有位远在英伦的朋友给编者写信说,她喜欢的是《读书》的文体:流畅的汉语,谈话的方式,尤其是摆脱了注释。其实,《读书》的文章并不都是“流畅的”,也没有全然摆脱注释,只是文体上不是学术论文而更接近于中国的所谓“文章”罢了。近代以来,文体的变化和新概念的涌现不断地引起争议,现在读黄灿然先生的文章,知道不独汉语碰到了文体的“变迁”,而且就是英文也越来越不大好读,而且“好读”与“不好读”并不是衡量文学和思想水平高低的标准。《读书》并不排斥学院的方式,只不过需要相互妥协,希望尽可能让并非专家的读者也能参与讨论。
汉语问题和文体的变迁是整个社会文化运动的一部分。文言的废弃,白话的兴起,不仅伴随着文化上的西方化取向,而且伴随着创建现代国家的制度性实践:科举的终止,新教育的创建,科学研究制度的形成,报刊业的兴起,等等。时至今日,不仅是句法、修辞和概念已经不复是“纯粹的”(?)汉语,而且整个的文体也发生了根本的变异。即将刊载于《读书》的刘禾女士的文章论及英语的变迁。我先公布于此:“虐待语言的历史(英语被洋泾浜化)和语言虐待的历史(英语对于其它语言的霸权),两者从一开始就是分不开的。

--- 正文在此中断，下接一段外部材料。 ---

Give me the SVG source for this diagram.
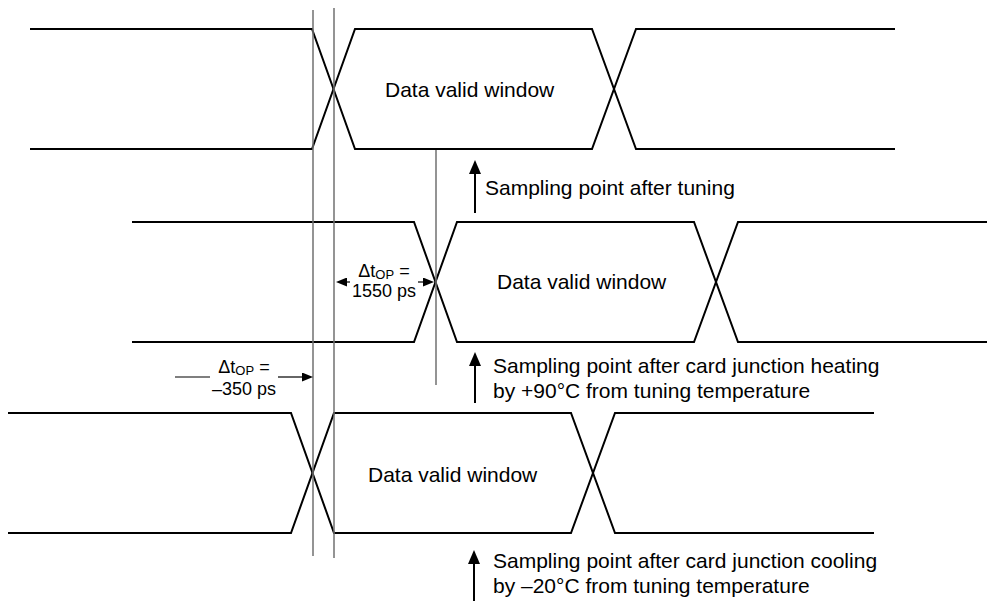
<svg xmlns="http://www.w3.org/2000/svg" width="987" height="601" viewBox="0 0 987 601">
  <style>
    .wave { fill: none; stroke: #000; stroke-width: 2; stroke-linejoin: miter; }
    .guide { stroke: #707070; stroke-width: 1.5; fill: none; }
    .arr { stroke: #000; stroke-width: 2; fill: none; }
    .darr { stroke: #000; stroke-width: 1.2; fill: none; }
    .txt { font-family: "Liberation Sans", Arial, sans-serif; font-size: 21px; fill: #000; }
    .lbl { font-family: "Liberation Sans", Arial, sans-serif; font-size: 18px; fill: #000; text-anchor: middle; }
  </style>
  <defs>
    <marker id="bigHead" markerUnits="userSpaceOnUse" markerWidth="14" markerHeight="12" refX="1" refY="6" orient="auto" viewBox="0 0 14 12">
      <path d="M0,0 L14,6 L0,12 z" fill="#000"/>
    </marker>
    <marker id="smallHead" markerUnits="userSpaceOnUse" markerWidth="11" markerHeight="9" refX="1" refY="4.5" orient="auto" viewBox="0 0 11 9">
      <path d="M0,0 L11,4.5 L0,9 z" fill="#000"/>
    </marker>
  </defs>
  <rect width="987" height="601" fill="#fff"/>

  <g id="waveform-top">
    <path class="wave" d="M30,29 H312 L355,149 H592 L636,29 H895"/>
    <path class="wave" d="M30,149 H312 L355,29 H592 L636,149 H895"/>
    <text class="txt" x="385" y="97">Data valid window</text>
  </g>

  <g id="waveform-middle">
    <path class="wave" d="M132,222 H414 L457,342 H694 L738,222 H990"/>
    <path class="wave" d="M132,342 H414 L457,222 H694 L738,342 H990"/>
    <text class="txt" x="497" y="289">Data valid window</text>
  </g>

  <g id="waveform-bottom">
    <path class="wave" d="M8,413 H291 L334,533 H571 L615,413 H874"/>
    <path class="wave" d="M8,533 H291 L334,413 H571 L615,533 H874"/>
    <text class="txt" x="368" y="482">Data valid window</text>
  </g>

  <g id="label-sampling-tuning">
    <text class="txt" x="485" y="195">Sampling point after tuning</text>
  </g>
  <g id="label-sampling-heating">
    <text class="txt" x="493" y="373">Sampling point after card junction heating</text>
    <text class="txt" x="493" y="398">by +90°C from tuning temperature</text>
  </g>
  <g id="label-sampling-cooling">
    <text class="txt" x="493" y="568">Sampling point after card junction cooling</text>
    <text class="txt" x="493" y="593">by –20°C from tuning temperature</text>
  </g>

  <g id="label-delta-heating">
    <text class="lbl" x="384" y="277">Δt<tspan font-size="13" dy="2">OP</tspan><tspan dy="-2"> =</tspan></text>
    <text class="lbl" x="384" y="297">1550 ps</text>
  </g>
  <g id="label-delta-cooling">
    <text class="lbl" x="244" y="373">Δt<tspan font-size="13" dy="2">OP</tspan><tspan dy="-2"> =</tspan></text>
    <text class="lbl" x="244" y="395">–350 ps</text>
  </g>

  <g id="connectors">
    <line class="guide" x1="313" y1="10" x2="313" y2="556"/>
    <line class="guide" x1="334" y1="8" x2="334" y2="558"/>
    <line class="guide" x1="436" y1="150" x2="436" y2="385"/>

    <line class="arr" x1="475" y1="213" x2="475" y2="173" marker-end="url(#bigHead)"/>
    <line class="arr" x1="475" y1="403" x2="475" y2="365" marker-end="url(#bigHead)"/>
    <line class="arr" x1="474" y1="601" x2="474" y2="563" marker-end="url(#bigHead)"/>

    <line class="darr" x1="350" y1="282" x2="346" y2="282" marker-end="url(#smallHead)"/>
    <line class="darr" x1="418" y1="282" x2="424" y2="282" marker-end="url(#smallHead)"/>
    <line class="darr" x1="175" y1="377" x2="210" y2="377"/>
    <line class="darr" x1="278" y1="377" x2="303" y2="377" marker-end="url(#smallHead)"/>
  </g>
</svg>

”我猜想,刘禾的意思并不是要大家坚守纯粹的语言,因为语言从来就不纯粹;她在语言变化背后看到的是更为广泛的文化图景。
几年前已有人研究过毛文体,研究过大字报的文体,并揭示了这些文体本身的政治性。在“交往”如此频繁而又如此艰难的时代,语言和文体的变异都是不可避免的,但我们总有选择的自由,因为我们深知“交往”的必要性。